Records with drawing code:
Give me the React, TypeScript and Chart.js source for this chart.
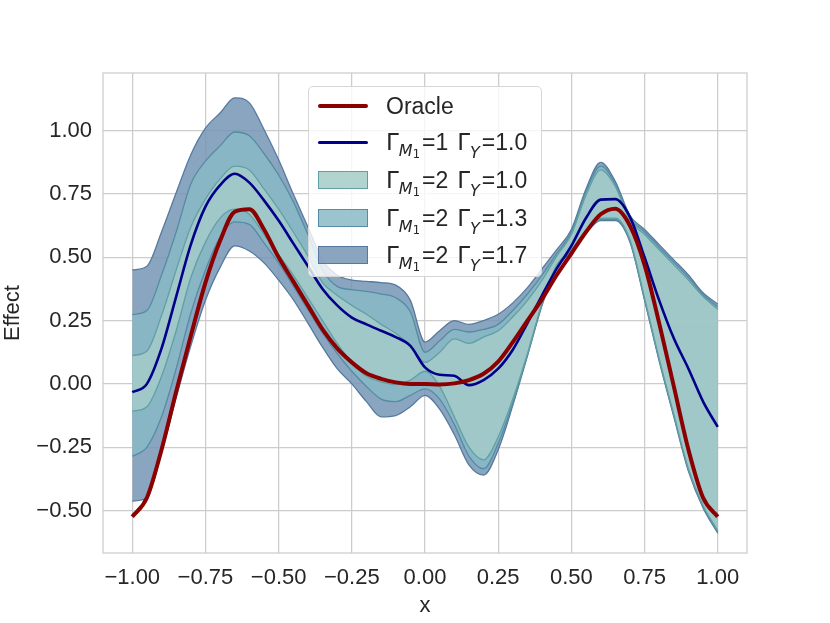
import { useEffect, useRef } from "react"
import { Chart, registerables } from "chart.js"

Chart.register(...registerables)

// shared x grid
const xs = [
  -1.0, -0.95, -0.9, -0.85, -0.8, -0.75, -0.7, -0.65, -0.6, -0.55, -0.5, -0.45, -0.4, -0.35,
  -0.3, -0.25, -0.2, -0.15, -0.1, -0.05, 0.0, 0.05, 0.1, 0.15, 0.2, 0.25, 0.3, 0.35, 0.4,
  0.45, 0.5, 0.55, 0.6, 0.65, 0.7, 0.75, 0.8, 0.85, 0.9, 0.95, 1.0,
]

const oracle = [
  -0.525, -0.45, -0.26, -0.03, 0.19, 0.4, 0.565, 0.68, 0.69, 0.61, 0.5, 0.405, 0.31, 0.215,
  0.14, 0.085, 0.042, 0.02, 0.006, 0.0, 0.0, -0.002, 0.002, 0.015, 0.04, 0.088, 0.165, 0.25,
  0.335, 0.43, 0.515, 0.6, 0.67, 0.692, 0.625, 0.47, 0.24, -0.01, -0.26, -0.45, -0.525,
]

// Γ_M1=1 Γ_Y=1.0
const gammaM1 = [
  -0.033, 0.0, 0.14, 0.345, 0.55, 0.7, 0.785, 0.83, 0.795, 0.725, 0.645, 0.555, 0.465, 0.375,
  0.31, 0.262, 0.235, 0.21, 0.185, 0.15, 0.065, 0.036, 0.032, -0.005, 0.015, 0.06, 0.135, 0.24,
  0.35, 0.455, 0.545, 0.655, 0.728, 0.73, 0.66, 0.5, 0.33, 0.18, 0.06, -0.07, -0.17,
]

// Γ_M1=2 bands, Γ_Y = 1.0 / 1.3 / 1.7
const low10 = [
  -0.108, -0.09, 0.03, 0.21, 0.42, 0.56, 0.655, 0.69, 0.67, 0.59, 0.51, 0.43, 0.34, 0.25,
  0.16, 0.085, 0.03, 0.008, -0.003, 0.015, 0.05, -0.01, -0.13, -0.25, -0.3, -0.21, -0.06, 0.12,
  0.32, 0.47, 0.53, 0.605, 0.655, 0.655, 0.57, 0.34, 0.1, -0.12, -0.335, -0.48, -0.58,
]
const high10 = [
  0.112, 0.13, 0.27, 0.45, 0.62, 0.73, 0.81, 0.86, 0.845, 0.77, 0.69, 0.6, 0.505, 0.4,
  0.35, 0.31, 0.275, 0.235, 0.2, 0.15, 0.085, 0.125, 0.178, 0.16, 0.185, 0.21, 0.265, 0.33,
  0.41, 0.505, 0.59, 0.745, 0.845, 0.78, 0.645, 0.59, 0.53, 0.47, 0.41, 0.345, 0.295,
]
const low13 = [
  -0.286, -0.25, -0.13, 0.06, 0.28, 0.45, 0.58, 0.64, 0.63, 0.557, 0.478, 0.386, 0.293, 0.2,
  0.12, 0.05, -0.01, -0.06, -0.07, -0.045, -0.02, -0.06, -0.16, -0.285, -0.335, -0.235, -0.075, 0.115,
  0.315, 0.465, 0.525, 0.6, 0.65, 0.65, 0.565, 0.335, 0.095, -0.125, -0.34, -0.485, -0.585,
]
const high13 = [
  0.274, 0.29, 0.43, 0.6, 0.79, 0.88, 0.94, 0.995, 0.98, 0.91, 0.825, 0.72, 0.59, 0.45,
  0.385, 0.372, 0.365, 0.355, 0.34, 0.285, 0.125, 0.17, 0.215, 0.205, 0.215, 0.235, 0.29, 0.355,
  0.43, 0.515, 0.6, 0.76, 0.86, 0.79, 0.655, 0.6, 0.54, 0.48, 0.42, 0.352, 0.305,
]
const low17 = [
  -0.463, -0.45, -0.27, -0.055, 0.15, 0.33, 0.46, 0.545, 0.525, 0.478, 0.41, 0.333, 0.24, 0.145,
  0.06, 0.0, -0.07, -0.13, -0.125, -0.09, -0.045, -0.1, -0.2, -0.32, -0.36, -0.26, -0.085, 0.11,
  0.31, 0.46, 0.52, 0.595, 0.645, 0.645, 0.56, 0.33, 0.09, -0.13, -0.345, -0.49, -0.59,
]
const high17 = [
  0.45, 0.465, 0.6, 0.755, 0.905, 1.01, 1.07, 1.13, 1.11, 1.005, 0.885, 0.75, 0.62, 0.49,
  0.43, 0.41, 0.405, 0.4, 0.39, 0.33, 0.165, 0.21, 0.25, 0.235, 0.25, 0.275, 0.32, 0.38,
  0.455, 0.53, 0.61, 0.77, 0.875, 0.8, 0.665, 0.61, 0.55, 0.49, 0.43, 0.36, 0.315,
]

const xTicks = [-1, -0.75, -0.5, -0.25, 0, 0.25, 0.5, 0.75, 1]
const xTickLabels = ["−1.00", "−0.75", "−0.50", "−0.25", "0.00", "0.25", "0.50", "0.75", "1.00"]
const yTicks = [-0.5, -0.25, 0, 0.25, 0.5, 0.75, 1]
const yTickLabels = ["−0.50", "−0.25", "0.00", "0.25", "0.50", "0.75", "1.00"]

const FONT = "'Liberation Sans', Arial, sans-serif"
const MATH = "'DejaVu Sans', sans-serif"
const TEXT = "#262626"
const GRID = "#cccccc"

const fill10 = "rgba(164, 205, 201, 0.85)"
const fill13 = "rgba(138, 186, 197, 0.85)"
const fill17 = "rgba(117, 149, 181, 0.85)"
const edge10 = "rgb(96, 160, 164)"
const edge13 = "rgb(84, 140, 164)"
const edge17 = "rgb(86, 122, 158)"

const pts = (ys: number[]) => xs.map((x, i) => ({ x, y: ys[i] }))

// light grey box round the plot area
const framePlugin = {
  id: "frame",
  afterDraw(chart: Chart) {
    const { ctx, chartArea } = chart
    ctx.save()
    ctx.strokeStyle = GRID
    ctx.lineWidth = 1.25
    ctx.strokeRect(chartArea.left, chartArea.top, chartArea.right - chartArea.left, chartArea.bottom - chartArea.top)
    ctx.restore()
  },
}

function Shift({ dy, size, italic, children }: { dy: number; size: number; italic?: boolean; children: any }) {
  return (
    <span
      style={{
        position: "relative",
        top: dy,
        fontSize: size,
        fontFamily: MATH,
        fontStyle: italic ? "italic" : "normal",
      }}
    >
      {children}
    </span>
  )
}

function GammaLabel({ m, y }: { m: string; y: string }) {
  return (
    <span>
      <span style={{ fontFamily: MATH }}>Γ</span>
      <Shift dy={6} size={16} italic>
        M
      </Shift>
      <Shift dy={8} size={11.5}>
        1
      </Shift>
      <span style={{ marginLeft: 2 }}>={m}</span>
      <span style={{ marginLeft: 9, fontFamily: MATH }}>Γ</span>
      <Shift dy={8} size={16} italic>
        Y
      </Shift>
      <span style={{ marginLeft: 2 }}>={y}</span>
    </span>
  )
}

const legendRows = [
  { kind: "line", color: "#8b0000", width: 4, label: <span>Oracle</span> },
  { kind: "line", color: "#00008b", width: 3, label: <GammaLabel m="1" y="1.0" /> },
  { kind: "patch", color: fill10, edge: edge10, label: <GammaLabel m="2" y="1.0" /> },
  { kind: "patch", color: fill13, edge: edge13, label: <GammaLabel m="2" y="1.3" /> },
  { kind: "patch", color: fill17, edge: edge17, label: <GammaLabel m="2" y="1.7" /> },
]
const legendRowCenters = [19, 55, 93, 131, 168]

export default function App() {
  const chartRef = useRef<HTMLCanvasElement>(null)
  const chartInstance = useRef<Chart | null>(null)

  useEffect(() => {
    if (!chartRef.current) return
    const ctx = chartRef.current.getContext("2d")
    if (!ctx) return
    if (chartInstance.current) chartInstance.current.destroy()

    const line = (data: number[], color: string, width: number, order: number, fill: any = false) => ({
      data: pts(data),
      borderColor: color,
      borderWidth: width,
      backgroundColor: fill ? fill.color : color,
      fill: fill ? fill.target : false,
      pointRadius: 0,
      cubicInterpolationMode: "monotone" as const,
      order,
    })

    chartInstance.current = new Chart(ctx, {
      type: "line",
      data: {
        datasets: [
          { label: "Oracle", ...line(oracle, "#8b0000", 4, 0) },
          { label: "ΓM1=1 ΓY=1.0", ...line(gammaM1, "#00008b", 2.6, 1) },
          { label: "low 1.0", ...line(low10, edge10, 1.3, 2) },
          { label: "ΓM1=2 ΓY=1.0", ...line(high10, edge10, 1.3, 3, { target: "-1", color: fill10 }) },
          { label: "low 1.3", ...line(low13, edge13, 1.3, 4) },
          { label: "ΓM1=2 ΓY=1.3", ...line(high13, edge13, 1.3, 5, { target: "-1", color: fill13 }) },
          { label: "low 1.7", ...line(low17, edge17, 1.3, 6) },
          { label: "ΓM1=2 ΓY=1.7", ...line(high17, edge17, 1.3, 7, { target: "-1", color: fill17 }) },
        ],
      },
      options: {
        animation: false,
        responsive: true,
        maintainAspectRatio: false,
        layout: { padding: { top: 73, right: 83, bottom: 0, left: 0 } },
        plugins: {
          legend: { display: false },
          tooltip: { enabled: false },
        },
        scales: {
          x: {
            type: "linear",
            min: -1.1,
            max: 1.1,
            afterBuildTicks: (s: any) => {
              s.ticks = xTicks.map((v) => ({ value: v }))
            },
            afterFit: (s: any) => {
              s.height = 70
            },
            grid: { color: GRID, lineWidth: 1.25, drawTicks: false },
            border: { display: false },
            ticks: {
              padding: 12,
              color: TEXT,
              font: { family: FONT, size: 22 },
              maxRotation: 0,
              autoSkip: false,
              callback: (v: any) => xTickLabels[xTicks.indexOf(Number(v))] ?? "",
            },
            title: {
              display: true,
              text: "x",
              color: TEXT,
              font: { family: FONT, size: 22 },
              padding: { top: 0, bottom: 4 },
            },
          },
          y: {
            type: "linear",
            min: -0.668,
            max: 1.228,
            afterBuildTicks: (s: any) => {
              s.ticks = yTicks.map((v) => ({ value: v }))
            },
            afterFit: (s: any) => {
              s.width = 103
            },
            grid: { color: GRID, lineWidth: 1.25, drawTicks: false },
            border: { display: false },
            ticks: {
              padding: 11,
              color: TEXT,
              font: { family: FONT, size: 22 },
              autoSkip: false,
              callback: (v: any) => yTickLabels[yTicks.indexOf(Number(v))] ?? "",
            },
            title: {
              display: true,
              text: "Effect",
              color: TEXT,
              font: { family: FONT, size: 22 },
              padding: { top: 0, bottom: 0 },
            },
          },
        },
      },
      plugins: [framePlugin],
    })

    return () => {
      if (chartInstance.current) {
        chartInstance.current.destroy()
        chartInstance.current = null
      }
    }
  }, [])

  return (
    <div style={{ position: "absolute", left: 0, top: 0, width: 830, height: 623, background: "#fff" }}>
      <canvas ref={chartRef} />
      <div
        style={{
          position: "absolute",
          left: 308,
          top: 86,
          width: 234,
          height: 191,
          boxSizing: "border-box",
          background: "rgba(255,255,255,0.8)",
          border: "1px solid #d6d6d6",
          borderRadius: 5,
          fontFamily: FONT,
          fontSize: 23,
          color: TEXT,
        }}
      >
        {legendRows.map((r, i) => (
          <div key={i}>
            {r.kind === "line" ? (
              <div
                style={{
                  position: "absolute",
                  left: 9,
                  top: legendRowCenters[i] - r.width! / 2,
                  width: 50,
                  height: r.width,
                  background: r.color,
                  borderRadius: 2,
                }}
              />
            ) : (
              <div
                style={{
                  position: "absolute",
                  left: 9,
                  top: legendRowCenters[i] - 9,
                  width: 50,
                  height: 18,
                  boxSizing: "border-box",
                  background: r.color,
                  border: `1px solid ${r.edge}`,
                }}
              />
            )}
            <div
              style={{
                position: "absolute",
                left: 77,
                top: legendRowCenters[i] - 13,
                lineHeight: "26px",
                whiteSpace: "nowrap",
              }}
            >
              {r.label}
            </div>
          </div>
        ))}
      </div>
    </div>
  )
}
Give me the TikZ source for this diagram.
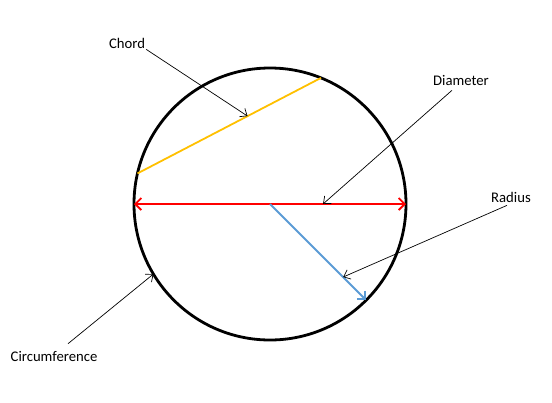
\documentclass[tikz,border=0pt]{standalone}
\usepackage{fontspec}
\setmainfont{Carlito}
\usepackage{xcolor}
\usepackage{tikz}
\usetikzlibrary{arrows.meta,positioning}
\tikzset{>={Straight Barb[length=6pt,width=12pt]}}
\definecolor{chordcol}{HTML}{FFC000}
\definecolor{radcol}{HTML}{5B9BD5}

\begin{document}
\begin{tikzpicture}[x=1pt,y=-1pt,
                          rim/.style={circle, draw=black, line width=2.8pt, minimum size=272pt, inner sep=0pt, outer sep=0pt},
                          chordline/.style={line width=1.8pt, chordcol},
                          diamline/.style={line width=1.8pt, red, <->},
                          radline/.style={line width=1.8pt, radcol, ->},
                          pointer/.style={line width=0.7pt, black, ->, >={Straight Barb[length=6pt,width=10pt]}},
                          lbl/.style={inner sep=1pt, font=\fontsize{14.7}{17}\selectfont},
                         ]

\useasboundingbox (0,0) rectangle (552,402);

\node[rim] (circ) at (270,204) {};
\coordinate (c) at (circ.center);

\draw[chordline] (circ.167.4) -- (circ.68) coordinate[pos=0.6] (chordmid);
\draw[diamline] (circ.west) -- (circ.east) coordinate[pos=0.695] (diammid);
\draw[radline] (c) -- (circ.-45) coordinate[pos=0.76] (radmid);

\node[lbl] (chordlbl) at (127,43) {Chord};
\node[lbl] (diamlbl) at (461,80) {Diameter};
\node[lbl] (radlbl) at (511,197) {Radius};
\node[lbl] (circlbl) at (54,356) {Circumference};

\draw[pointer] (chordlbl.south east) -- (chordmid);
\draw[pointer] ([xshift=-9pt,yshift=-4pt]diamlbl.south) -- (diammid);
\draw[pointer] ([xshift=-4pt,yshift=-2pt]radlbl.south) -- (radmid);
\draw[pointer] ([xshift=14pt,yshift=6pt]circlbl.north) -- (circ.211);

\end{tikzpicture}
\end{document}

_Aim_. Starting at the line that contains "Give me the TikZ source for this diagram.", extract each line through the last line of the material exactly as written, and include no pictures.

_Task solution_.
Give me the TikZ source for this diagram.
\documentclass[tikz,border=0pt]{standalone}
\usepackage{fontspec}
\setmainfont{Carlito}
\usepackage{xcolor}
\usepackage{tikz}
\usetikzlibrary{arrows.meta,positioning}
\tikzset{>={Straight Barb[length=6pt,width=12pt]}}
\definecolor{chordcol}{HTML}{FFC000}
\definecolor{radcol}{HTML}{5B9BD5}

\begin{document}
\begin{tikzpicture}[x=1pt,y=-1pt,
                          rim/.style={circle, draw=black, line width=2.8pt, minimum size=272pt, inner sep=0pt, outer sep=0pt},
                          chordline/.style={line width=1.8pt, chordcol},
                          diamline/.style={line width=1.8pt, red, <->},
                          radline/.style={line width=1.8pt, radcol, ->},
                          pointer/.style={line width=0.7pt, black, ->, >={Straight Barb[length=6pt,width=10pt]}},
                          lbl/.style={inner sep=1pt, font=\fontsize{14.7}{17}\selectfont},
                         ]

\useasboundingbox (0,0) rectangle (552,402);

\node[rim] (circ) at (270,204) {};
\coordinate (c) at (circ.center);

\draw[chordline] (circ.167.4) -- (circ.68) coordinate[pos=0.6] (chordmid);
\draw[diamline] (circ.west) -- (circ.east) coordinate[pos=0.695] (diammid);
\draw[radline] (c) -- (circ.-45) coordinate[pos=0.76] (radmid);

\node[lbl] (chordlbl) at (127,43) {Chord};
\node[lbl] (diamlbl) at (461,80) {Diameter};
\node[lbl] (radlbl) at (511,197) {Radius};
\node[lbl] (circlbl) at (54,356) {Circumference};

\draw[pointer] (chordlbl.south east) -- (chordmid);
\draw[pointer] ([xshift=-9pt,yshift=-4pt]diamlbl.south) -- (diammid);
\draw[pointer] ([xshift=-4pt,yshift=-2pt]radlbl.south) -- (radmid);
\draw[pointer] ([xshift=14pt,yshift=6pt]circlbl.north) -- (circ.211);

\end{tikzpicture}
\end{document}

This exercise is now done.